Usually there is a challenge in moving from siloed departments of GIS usage to an enterprise, shared approach, agrees Christopher Thomas, government industry manager for vendor ESRI, whose software is popular in the public sector. “There is sometimes mistrust to overcome as you centralize,” he adds.

Adams found that the hardest part of the shift in Memphis was cultural. “Engineering and public works see this as giving up control of their data,” she says. “We had to go department by department talking with stakeholders to get buy-in. We had to assure them that they would be maintaining their autonomy. They would have control over the information, but they just had to abide by a few rules.”

Adams stressed to departmental leaders that they were the experts needed to maintain the data and how it could best be applied to their needs. “We don’t understand about sewer maintenance and management,” she says. “We can’t tell them what’s needed.” She also explained to them that the enterprise approach would give them access to state-of-the-art software and to other departments’ data, which was difficult to access before.

“Our big goal,” she explains, “is to get GIS in the hands of a lot of city workers—not just GIS analysts, but users in human resources, fire, police and planning.”

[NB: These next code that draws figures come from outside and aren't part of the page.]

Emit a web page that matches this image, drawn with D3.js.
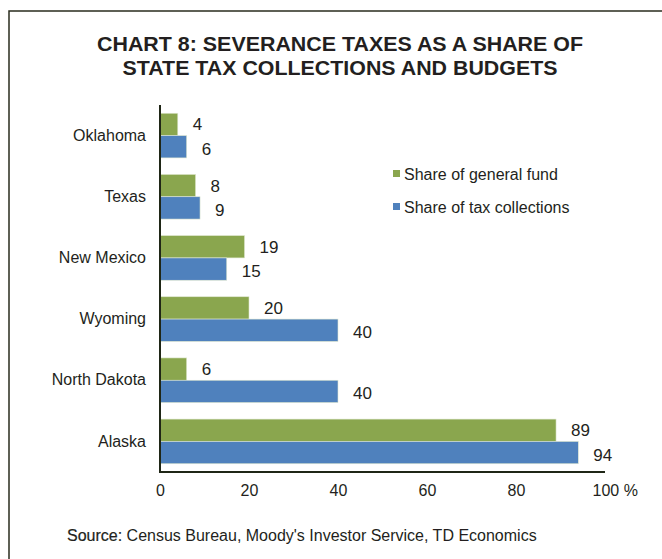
<!DOCTYPE html>
<html>
<head>
<meta charset="utf-8">
<script src="https://cdn.jsdelivr.net/npm/d3@7"></script>
<style>
  body { margin: 0; background: #fff; }
  text { font-family: "Liberation Sans", Arial, sans-serif; fill: #231f20; }
</style>
</head>
<body>
<div id="chart"></div>
<script>
// data
const states = ["Oklahoma", "Texas", "New Mexico", "Wyoming", "North Dakota", "Alaska"];
const generalFund = [4, 8, 19, 20, 6, 89];
const taxCollections = [6, 9, 15, 40, 40, 94];
const seriesNames = ["Share of general fund", "Share of tax collections"];
const seriesColors = ["#8aa64e", "#4f81bd"];
const xTicks = [0, 20, 40, 60, 80, 100];

const width = 662, height = 559;
const margin = {top: 105, right: 57, bottom: 87, left: 160};

const svg = d3.select("#chart")
  .append("svg")
  .attr("width", width)
  .attr("height", height);

// outer frame (only left and top show in the crop)
svg.append("path")
  .attr("d", `M9,${height} L9,11 L${width},11`)
  .attr("fill", "none")
  .attr("stroke", "#2a2d1e")
  .attr("stroke-width", 1.5);

// title
const title = svg.append("text")
  .attr("text-anchor", "middle")
  .attr("font-size", "19.5px")
  .attr("font-weight", "bold");
title.append("tspan").attr("x", 340).attr("y", 51)
  .attr("textLength", 486).attr("lengthAdjust", "spacingAndGlyphs")
  .text("CHART 8: SEVERANCE TAXES AS A SHARE OF");
title.append("tspan").attr("x", 340).attr("y", 75)
  .attr("textLength", 435).attr("lengthAdjust", "spacingAndGlyphs")
  .text("STATE TAX COLLECTIONS AND BUDGETS");

const xScale = d3.scaleLinear()
  .domain([0, 100])
  .range([margin.left, width - margin.right]);

const yScale = d3.scaleBand()
  .domain(states)
  .range([margin.top, height - margin.bottom])
  .paddingInner(0.27)
  .paddingOuter(0.135);

const ySub = d3.scaleBand()
  .domain([0, 1])
  .range([0, yScale.bandwidth()]);

const rows = states.map((s, i) => ({state: s, values: [generalFund[i], taxCollections[i]]}));

const groups = svg.append("g")
  .selectAll("g")
  .data(rows)
  .join("g")
  .attr("transform", d => `translate(0,${yScale(d.state)})`);

groups.selectAll("rect")
  .data(d => d.values.map((v, k) => ({v, k})))
  .join("rect")
  .attr("x", xScale(0))
  .attr("y", d => ySub(d.k))
  .attr("width", d => xScale(d.v) - xScale(0))
  .attr("height", ySub.bandwidth())
  .attr("fill", d => seriesColors[d.k])
  .attr("stroke", "#dfe8d0")
  .attr("stroke-width", 0.6);

groups.selectAll("text.val")
  .data(d => d.values.map((v, k) => ({v, k})))
  .join("text")
  .attr("class", "val")
  .attr("x", d => xScale(d.v) + 15)
  .attr("y", d => ySub(d.k) + ySub.bandwidth() / 2 + (d.k === 0 ? 0 : 2))
  .attr("dy", "0.35em")
  .attr("font-size", "17px")
  .text(d => d.v);

// y axis labels
const yAxis = d3.axisLeft(yScale).tickSize(0).tickPadding(14);
const gy = svg.append("g")
  .attr("transform", `translate(${margin.left},0)`)
  .call(yAxis);
gy.select(".domain").remove();
gy.selectAll("text").attr("font-size", "16px").attr("fill", "#231f20")
  .attr("font-family", "Liberation Sans, Arial, sans-serif");

// x axis labels
const xAxis = d3.axisBottom(xScale).tickValues(xTicks).tickSize(0).tickPadding(13)
  .tickFormat(d => d === 100 ? "100 %" : d);
const gx = svg.append("g")
  .attr("transform", `translate(0,${height - margin.bottom})`)
  .call(xAxis);
gx.select(".domain").remove();
gx.selectAll("text").attr("font-size", "16px").attr("fill", "#231f20")
  .attr("font-family", "Liberation Sans, Arial, sans-serif")
  .filter(d => d === 100)
  .attr("text-anchor", "start")
  .attr("dx", "-13");

// axis lines
svg.append("line")
  .attr("x1", xScale(0)).attr("x2", xScale(0))
  .attr("y1", margin.top).attr("y2", height - margin.bottom)
  .attr("stroke", "#1f2616").attr("stroke-width", 2);
svg.append("line")
  .attr("x1", xScale(0) - 1).attr("x2", xScale(100))
  .attr("y1", height - margin.bottom).attr("y2", height - margin.bottom)
  .attr("stroke", "#1f2616").attr("stroke-width", 2);

// legend
const legend = svg.append("g").attr("transform", "translate(393,174)");
seriesNames.forEach((name, i) => {
  legend.append("rect")
    .attr("x", 0).attr("y", i * 33 - 4)
    .attr("width", 7).attr("height", 7)
    .attr("fill", seriesColors[i]);
  legend.append("text")
    .attr("x", 11).attr("y", i * 33)
    .attr("dy", "0.35em")
    .attr("font-size", "16px")
    .text(name);
});

// source
const src = svg.append("text")
  .attr("x", 67).attr("y", 541)
  .attr("font-size", "16px");
src.append("tspan").attr("stroke", "#231f20").attr("stroke-width", 0.2).text("Source:");
src.append("tspan").text(" Census Bureau, Moody's Investor Service, TD Economics");
</script>
</body>
</html>
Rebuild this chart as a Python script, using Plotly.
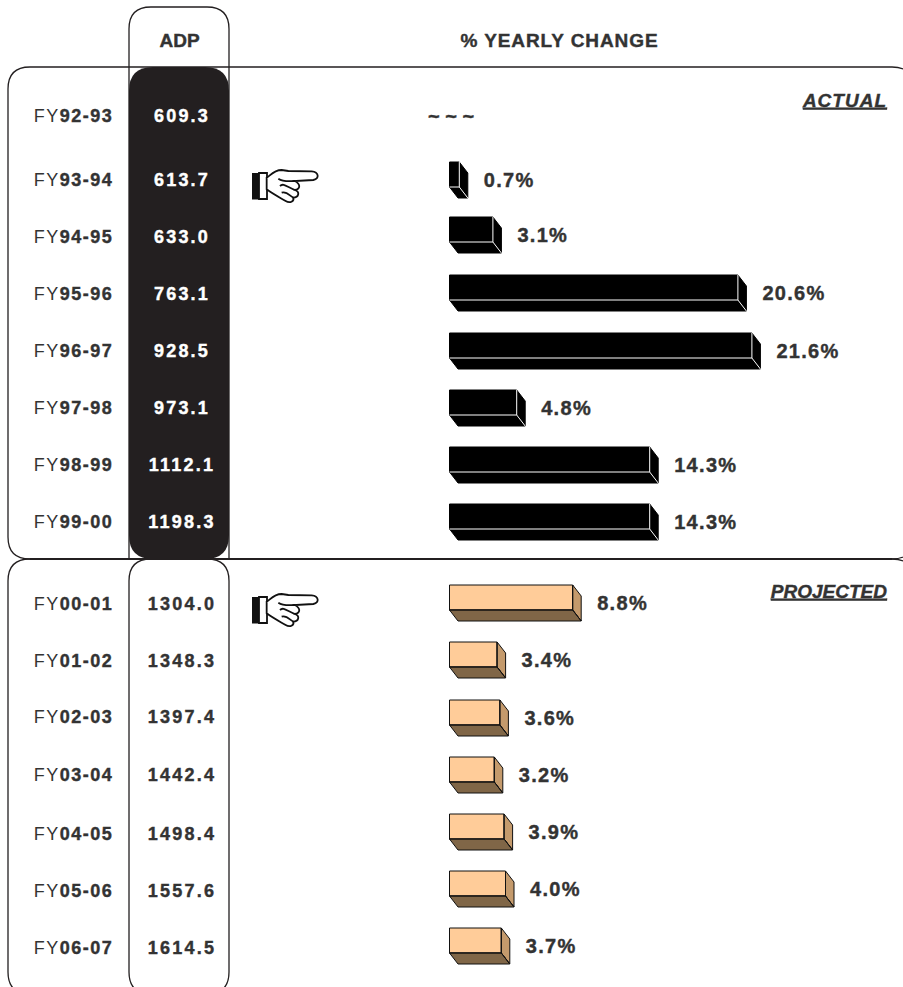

In Memphis, sewer system workers now have a mobile application to track and note where they have done repairs, and it is updated in real time. Adams describes a tool for city council staff members to map out information such as the location of community organizations as it relates to city council district boundaries. “Secretaries are creating these reports for city council members,” she says.

Integration with workflow

Adams’ vision would be music to the ears of ESRI’s Thomas, who says enterprise GIS really should mean working toward having GIS involved in the entire business process and workflow.

“If I go to a conference and ask a few hundred users if they have enterprise GIS, all the hands go up,” Thomas said. “But it turns out they all mean something slightly different by that term.” Some may mean the central GIS group does all the work for every department. In other cases, a combination of a centralized GIS group and a handful of departments have GIS expertise.

But Thomas looks for a much deeper level of integration. For instance, customer relationship management is a hot topic right now. Most cities or counties start by using it to feed data to a worker who is answering questions for citizens who call in. “But is it integrated into other applications?” Thomas asks. Can GIS route the worker to the source of the call? Can the application that the public works person uses enter changes that are reflected and updated in real time? “That type of support of operations is where the real return on investment comes in,” he adds, “and it has to be part of the fabric of the operation.”

Gooch, who previously served as GIS manager for San Bernardino County in California, believes that most local governments have a long way to go in developing their enterprise GIS strategy. “The term enterprise GIS is thrown around loosely, but there is a gradation of effectiveness,” he says. “You might ask how many non-GIS analysts are actually using GIS tools every day. That might tell you how enterprise the solution is.”

At the state level

Just like in the city of Memphis, GIS at the state level in Tennessee evolved from stove-piped efforts in six or seven agencies to an enterprise effort supported by a GIS Services division of the Office of Information Resources. The catalyst for the transition has been the creation of a statewide base map, the Tennessee Base Mapping Program, which sought to collect high-resolution aerial photography, elevation data and parcel features for the state.

“It was a massive undertaking,” says Dennis Pedersen director of GIS services for the state. His office initially received funding from the state in 2000 to map 10 of Tennessee’s 95 counties a year. That funding was accelerated in 2004 and 2005, with the base layers completed in 2007. “So we had the data and the organizational framework for enterprise GIS,” he says.

Power users and stewards

Pedersen’s office is developing a service model in which it helps agencies develop applications and hosts them. “Agencies themselves don’t have to buy hardware and software, and they don’t need to hire GIS analysts,” he says. “They acquire those GIS services through us.”